Jesus uses pneuma in John 3 the way Ezekiel uses RU-akh in chapter 37.  Having said that you must be born of water and of the Spirit to enter the kingdom of God, Jesus adds in v. 8, “The wind blows wherever it pleases. You hear its sound, but you cannot tell where it comes from or where it is going. So it is with everyone born of the Spirit.”

Here’s the thing about wind.  You don’t create wind.  You catch it.  It’s unpredictable, invisible, mysterious in its origin and direction.

What does it look like to follow the Spirit?

First, it looks like yielding.  Following the Spirit means an openness to the unexpected.  Ezekiel didn’t expect the valley of dry bones.  Cara didn’t expect the charismatic church or the word of prophecy.  If I’m going to follow the Spirit it must be on his terms. 

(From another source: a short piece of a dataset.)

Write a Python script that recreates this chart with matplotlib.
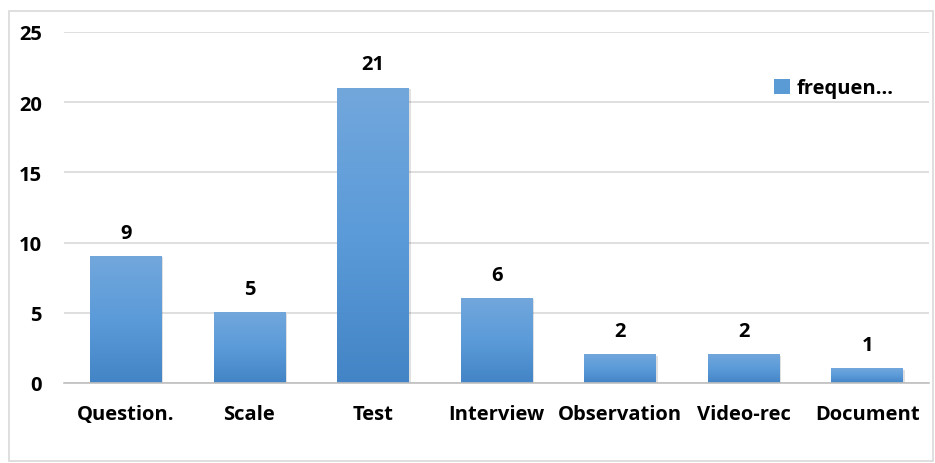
import numpy as np
import matplotlib.pyplot as plt
from matplotlib.colors import LinearSegmentedColormap
from matplotlib.patches import Rectangle

# data
categories = ['Question.', 'Scale', 'Test', 'Interview', 'Observation', 'Video-rec', 'Document']
frequency = [9, 5, 21, 6, 2, 2, 1]
yticks = [0, 5, 10, 15, 20, 25]

plt.rcParams['font.family'] = ['Open Sans', 'DejaVu Sans']
plt.rcParams['font.weight'] = 'bold'

fig = plt.figure(figsize=(9.35, 4.64), dpi=100)
fig.patches.append(Rectangle((9 / 935, 2 / 464), 924 / 935, 450 / 464, transform=fig.transFigure,
                             fill=False, edgecolor='#d9d9d9', linewidth=1.2))
ax = fig.add_axes([64 / 935, 80 / 464, 865 / 935, 351 / 464])

x = np.arange(len(categories))
bars = ax.bar(x, frequency, width=0.58, color='#5b9bd5', zorder=3, label='frequen…')

# gradient fill + soft shadow like the Excel chart
cmap = LinearSegmentedColormap.from_list('g', ['#4384c6', '#5b9bd9', '#72a7dc'])
grad = np.linspace(0, 1, 256).reshape(-1, 1)
for b in bars:
    x0, w, h = b.get_x(), b.get_width(), b.get_height()
    ax.add_patch(Rectangle((x0 + 0.015, -0.05), w, h, color='#000000', alpha=0.12, zorder=2, linewidth=0))
    ax.imshow(grad, cmap=cmap, origin='lower', extent=(x0, x0 + w, 0, h), aspect='auto', zorder=3.5)

for xi, v in zip(x, frequency):
    ax.text(xi, v + 1.0, str(v), ha='center', va='bottom', fontsize=14.5, fontweight='bold')

ax.set_xlim(-0.5, len(categories) - 0.5)
ax.set_ylim(0, 25)
ax.set_yticks(yticks)
ax.set_xticks(x)
ax.set_xticklabels(categories, fontsize=14.5, fontweight='bold')
ax.tick_params(axis='both', length=0, labelsize=14.5)
ax.tick_params(axis='x', pad=15)
ax.tick_params(axis='y', pad=16)
for lbl in ax.get_yticklabels():
    lbl.set_fontweight('bold')
ax.grid(axis='y', color='#d9d9d9', linewidth=1.2, zorder=0)
for s in ['top', 'right', 'left']:
    ax.spines[s].set_visible(False)
ax.spines['bottom'].set_color('#bfbfbf')
ax.spines['bottom'].set_linewidth(1.2)
ax.spines['bottom'].set_zorder(4)

leg = ax.legend(loc='upper left', bbox_to_anchor=(0.8, 0.92), frameon=False,
                handlelength=0.8, handleheight=0.8, handletextpad=0.3,
                prop={'size': 14.5, 'weight': 'bold'})

fig.savefig('out.png', dpi=100)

Second, it looks like listening.  The Spirit-spirit connection implies an awareness of how he is trying to get our attention.  One was he does so is through others.  Ezekiel heard from the Spirit and then others needed to hear the Spirit through him.  The Spirit’s messages are often mediated;  The humility of following the Spirit means a willingness to listen to others.

Finally, following the Spirit looks like waiting.  We flew kites at our All Church Retreat in Blowing Rock this weekend.  The problem was, the weather was too perfect.  Blue sky, no clouds.  Perfect day, no wind.  Not a good day for kite flying.

As Jesus said, wind is mystery.  Perhaps the most important key to following the Spirit is the willingness to wait until his breezes blow, until he’s ready to act.

But waiting, listening, and yielding are precisely what it looks like to be an extraordinary Christian.  Amen.